- Instructions for the task
The lines to extract run from the first line of the material below to the line containing "import plotly.graph_objects as go", both included; leave the pictures behind.

- Information shown
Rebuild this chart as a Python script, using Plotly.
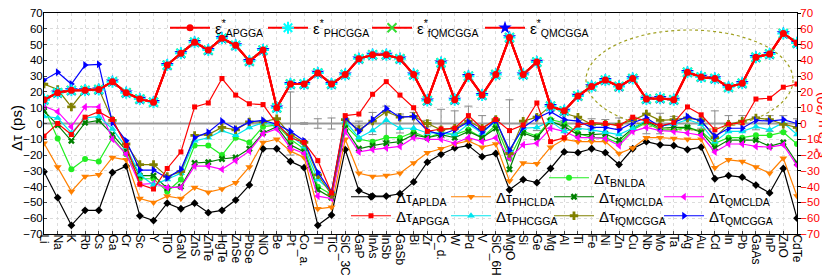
import plotly.graph_objects as go

categories = ["Li","Na","K","Rb","Cs","Ga","Cr","Sc","Y","TiO","GaN","ZnS","ZnTe","HgTe","ZnSe","PbSe","NiO","Be","Pt","Co_a.",
              "Tl","TiC","SiC_3C","GaP","InAs","InSb","GaSb","Bi","Zr","C_d.","W","Pd","V","SiC_6H","MgO","Si","Ge","Mg","Al","Ti",
              "Fe","Ni","Zn","Cu","Nb","Mo","Ta","Ag","Au","Cd","In","Pb","GaAs","InP","ZnO","CdTe"]

# epsilon* (a.u./30), right axis
eps_APGGA = [15,19.5,21,21,21.5,26.5,19.5,15.5,13.5,37,44.5,51.5,46.5,54,49.5,39.5,46.5,10,25,25,
             32,25,31,41,43.5,43.5,41,31,14.5,38.5,15,30,18,31,54.5,31,39,11,8,17.5,
             23.5,27.5,23.5,28.5,15.5,16,15,32.5,29.5,28.5,23,25.5,42,44,57,51]
eps_PHCGGA = [15,19.5,21,21,21.5,26.5,19.5,15.5,13.5,37,44.5,51.5,46.5,54,49.5,39.5,46.5,10,25,25,
              32,25,31,41,43.5,43.5,41,31,14.5,38.5,15,30,18,31,54.5,31,39,11,8,17.5,
              23.5,27.5,23.5,28.5,15.5,16,15,32.5,29.5,28.5,23,25.5,42,44,57,51]
eps_fQMCGGA = [15,19.5,21,21,21.5,26.5,19.5,15.5,13.5,37,44.5,51.5,46.5,54,49.5,39.5,46.5,10,25,25,
               32,25,31,41,43.5,43.5,41,31,14.5,38.5,15,30,18,31,54.5,31,39,11,8,17.5,
               23.5,27.5,23.5,28.5,15.5,16,15,32.5,29.5,28.5,23,25.5,42,44,57,51]
eps_QMCGGA = [15,19.5,21,21,21.5,26.5,19.5,15.5,13.5,37,44.5,51.5,46.5,54,49.5,39.5,46.5,10,25,25,
              32,25,31,41,43.5,43.5,41,31,14.5,38.5,15,30,18,31,54.5,31,39,11,8,17.5,
              23.5,27.5,23.5,28.5,15.5,16,15,32.5,29.5,28.5,23,25.5,42,44,57,51]

# delta tau (ps), left axis
dt_APLDA = [-30.5,-47,-64.5,-55,-55,-31,-27,-58.5,-61.5,-50.5,-54,-50.5,-56.5,-55,-48.5,-39,-16,-16,-24,-28,
            -64.5,-58,-16.5,-42.5,-46,-46,-44.5,-37,-24.5,-19.5,-15.5,-14,-21,-19,-42,-35.5,-37.5,-28.5,-18,-18.5,
            -16,-18.5,-26,-16,-11.5,-13.5,-14,-16.5,-15,-35,-33,-34,-39,-44,-28.5,-60]
dt_PHCLDA = [-12.5,-27.5,-43,-33.5,-32.5,-21.5,-23,-47.5,-50,-46,-47.5,-40.5,-43.5,-41.5,-37.5,-27.5,-12,-10,-17.5,-21.5,
             -54,-53,-10,-31.5,-33.5,-33,-31.5,-25,-18.5,-16,-13,-11,-15,-13,-36.5,-25,-25.5,-15,-10,-11.5,
             -11.5,-11.5,-19,-15.5,-9,-9,-9.5,-10,-10,-28,-23,-24,-27.5,-31.5,-22,-46]
dt_BNLDA = [10,-9.5,-29,-22.5,-24,-9,-19.5,-35,-35,-43,-35.5,-14,-14,-20,-9,-12,-2,-1,-10,-16,
            -40,-45,-1,-10,-11.5,-9,-9,-5.5,-9,-6,-7,-4,-9,-1,-22,-5,-8,2.5,0.5,-6,
            -9,-9,-12.5,-4,0.5,-4,-4,-2.5,-5,-12.5,-9,-9,-7.5,-7.5,-5.5,-13]
dt_fQMCLDA = [8,-1,-11,0.5,2,-7,-17,-33,-33,-41,-40,-25,-24.5,-22.5,-21.5,-16,-6,-2,-13.5,-18,
              -42,-47,-3,-16,-14,-12.5,-11.5,-7,-9,-7,-9,-5,-9,-3,-29,-6,-9,1.5,-2,-7,
              -7,-6.5,-10.5,-3,1.5,-3,-2.5,-2.5,-5.5,-15.5,-10.5,-10.5,-10.5,-14.5,-12,-25]
dt_QMCLDA = [11,7.5,-2,10.5,10.5,-10,-19.5,-38.5,-38,-40.5,-40.5,-27,-27,-29,-23.5,-17.5,-6.5,-3.5,-15.5,-19,
             -46,-47.5,-5,-18,-16.5,-15.5,-14.5,-9,-10,-10,-12.5,-9,-11.5,-9,-22,-13.5,-12.5,-3,-5,-9,
             -9,-9.5,-14,-5,-2.5,-4.5,-5,-6,-7.5,-18,-13,-13,-14.5,-15,-13.5,-26.5]
dt_APGGA = [-8,0,-7,4,7.5,2.5,-14,-38.5,-41.5,-28.5,-18,10.5,13,28.5,18,12.5,12,0,-9,-12,
            -23.5,-44,5,6,18.5,26.5,18,10,-5,-3.5,-3,5,-3,2.5,-4.5,-1,13,-11.5,-9,-1,
            0.5,0,-1.5,4,1.5,-1.5,0.5,10.5,5.5,-4,-0.5,0.5,15.5,16,23,25]
dt_PHCGGA = [4.5,3.5,-6,3.5,4.5,-3.5,-15,-32.5,-39,-35.5,-31.5,-11,-9,-4.5,-7.5,-2.5,0.5,-1,-8,-14.5,
             -35.5,-43,1.5,-9,-4.5,2,-3,-3,-6,-6,-7,-0.5,-6,1.5,-17,-3,-2.5,1.5,-5,-3,
             -4,-5.5,-7,-3,2,-1.5,-0.5,2.5,-0.5,-11.5,-5,-5,-2,-4,0.5,-7]
dt_fQMCGGA = [25,21.5,10.5,21.5,22,2,-13,-26,-26,-33.5,-30.5,-7.5,-7,-2.5,-4,1,1,3,-7,-12,
              -32.5,-45,2.5,-4,1.5,7.5,4,4.5,0,-4,-3,1.5,-3,2.5,-19,1.5,4,11,6.5,4,
              -0.5,-0.5,-0.5,2,6,2,2.5,3.5,2,-9,-0.5,1.5,3.5,2.5,-0.5,-2.5]
dt_QMCGGA = [27.5,32.5,25,37,37.5,0.5,-11,-29.5,-29.5,-34.5,-29,-9,-5.5,1.5,-3.5,1,2,-0.5,-5,-11,
             -31,-43.5,3.5,-5,2.5,9.5,4,4.5,-4.5,-7,-4,1,-5.5,2,-17,-2.5,3.5,7.5,2.5,1.5,
             -2.5,-2.5,-4,0.5,3.5,-2,0.5,4.5,1.5,-8,-3,-3,2,1.5,2.5,0]

# experimental reference (zero deviation) and its error bars (ps)
ref_zero = [0]*len(categories)
ref_err = [0,0,0,0,0,0,0,0,0,0,0,0,0,0,0,0,0,0,20,0.5,
           3,3.5,0,1.5,7,11,6,7,2,9,8,11,5,2,15,1,4.5,3,2,2,
           3,2.5,3.5,4,6.5,6.5,4.5,3,3,8,5,5,4,5,5,3]

FONT = "Liberation Sans, Arial, sans-serif"
fig = go.Figure()

fig.add_trace(go.Scatter(x=categories, y=ref_zero, mode="lines", showlegend=False,
                         line=dict(color="#9a9a9a", width=2),
                         error_y=dict(type="data", array=ref_err, visible=True, color="#8a8a8a", thickness=1, width=4)))

dt_specs = [
    ("APLDA", dt_APLDA, "#000000", "diamond", 6, "legend3", 1),
    ("PHCLDA", dt_PHCLDA, "#ff8000", "triangle-down", 7, "legend3", 2),
    ("BNLDA", dt_BNLDA, "#22ee22", "circle", 6, "legend2", 1),
    ("fQMCLDA", dt_fQMCLDA, "#008000", "x", 6, "legend3", 3),
    ("QMCLDA", dt_QMCLDA, "#ff00ff", "triangle-left", 7, "legend3", 4),
    ("PHCGGA", dt_PHCGGA, "#00e5ee", "triangle-up", 7, "legend4", 2),
    ("fQMCGGA", dt_fQMCGGA, "#808000", "cross", 7, "legend4", 3),
    ("QMCGGA", dt_QMCGGA, "#0000ff", "triangle-right", 7, "legend4", 4),
    ("APGGA", dt_APGGA, "#ff0000", "square", 5, "legend4", 1),
]
widths = {("legend3", 1): 45, ("legend3", 2): 48, ("legend3", 3): 55,
          ("legend4", 1): 45, ("legend4", 2): 48, ("legend4", 3): 55}
for name, vals, col, sym, sz, lg, rank in dt_specs:
    kw = {}
    if (lg, rank) in widths:
        kw["legendwidth"] = widths[(lg, rank)]
    fig.add_trace(go.Scatter(x=categories, y=vals, mode="lines+markers",
                             name="Δτ<sub>" + name + "</sub>", legend=lg, legendrank=rank,
                             line=dict(color=col, width=1.2),
                             marker=dict(symbol=sym, size=sz, color=col, line=dict(width=0)), **kw))

eps_specs = [
    ("QMCGGA", eps_QMCGGA, dict(symbol="star", size=10, color="#0000ff", line=dict(width=0)), 4, None),
    ("fQMCGGA", eps_fQMCGGA, dict(symbol="x-thin-open", size=9, color="#33dd33", line=dict(width=2, color="#33dd33")), 3, 58),
    ("PHCGGA", eps_PHCGGA, dict(symbol="asterisk-open", size=10, color="#00ffff", line=dict(width=2, color="#00ffff")), 2, 49),
    ("APGGA", eps_APGGA, dict(symbol="circle", size=7, color="#ff0000", line=dict(width=0)), 1, 43),
]
for name, vals, mk, rank, lw in eps_specs:
    kw = {}
    if lw:
        kw["legendwidth"] = lw
    fig.add_trace(go.Scatter(x=categories, y=vals, yaxis="y2", mode="lines+markers",
                             name="ε<sup>*</sup><sub>" + name + "</sub>", legend="legend", legendrank=rank,
                             line=dict(color="#ff0000", width=2), marker=mk, **kw))

W, H = 830, 275
L, R, T, B = 36, 41, 5, 49
pw, ph = W - L - R, H - T - B

def px(xp):
    return (xp - L) / pw

def py(yp):
    return (H - B - yp) / ph

leg_common = dict(orientation="h", xanchor="left", yanchor="middle", bgcolor="rgba(0,0,0,0)",
                  borderwidth=0, itemwidth=40, font=dict(family=FONT, size=15, color="#000000"),
                  traceorder="normal", itemclick=False)

fig.update_layout(
    width=W, height=H, margin=dict(l=L, r=R, t=T, b=B, autoexpand=False),
    paper_bgcolor="white", plot_bgcolor="white",
    font=dict(family=FONT, size=12, color="#000000"),
    showlegend=True,
    legend=dict(x=px(157), y=py(20), **leg_common),
    legend2=dict(x=px(536), y=py(170), **leg_common),
    legend3=dict(x=px(338), y=py(189), **leg_common),
    legend4=dict(x=px(338), y=py(208), **leg_common),
    xaxis=dict(type="category", range=[0, len(categories) - 1], tickmode="array", tickvals=categories,
               tickangle=90, tickfont=dict(size=12, color="#000000"), ticks="inside", ticklen=3,
               ticklabelstandoff=-3, ticklabeloverflow="allow",
               showgrid=True, gridcolor="#dcdcdc", griddash="dot", gridwidth=1,
               showline=True, linecolor="#000000", linewidth=1, mirror=True, zeroline=False),
    yaxis=dict(range=[-70, 70], dtick=10, tick0=0, tickfont=dict(size=11.5, color="#000000"),
               ticks="inside", ticklen=3, ticklabelstandoff=-2, ticklabeloverflow="allow",
               showgrid=True, gridcolor="#dcdcdc", griddash="dot",
               showline=True, linecolor="#000000", linewidth=1, mirror=True, zeroline=False),
    yaxis2=dict(range=[-70, 70], dtick=10, tick0=0, overlaying="y", side="right",
                tickfont=dict(size=11.5, color="#ff0000"), ticks="outside", ticklen=3, tickcolor="#000000",
                ticklabelstandoff=-3, ticklabeloverflow="allow",
                showgrid=False, showline=True, linecolor="#000000", linewidth=1, zeroline=False),
    annotations=[
        dict(text="Δτ (ps)", xref="paper", yref="paper", x=px(9), y=py(120), textangle=-90,
             showarrow=False, xanchor="center", yanchor="middle", font=dict(family=FONT, size=15, color="#000000")),
        dict(text="ε<sup>*</sup> (a.u./30)", xref="paper", yref="paper", x=px(813), y=py(117), textangle=-90,
             showarrow=False, xanchor="center", yanchor="middle", borderpad=0,
             font=dict(family=FONT, size=14, color="#ff0000")),
    ],
    shapes=[dict(type="circle", xref="paper", yref="paper", x0=px(578), x1=px(785), y0=py(122), y1=py(22),
                 line=dict(color="#a0a020", width=1.2, dash="dot"))],
)

fig.write_html("out.html")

- The answer
Rebuild this chart as a Python script, using Plotly.
import plotly.graph_objects as go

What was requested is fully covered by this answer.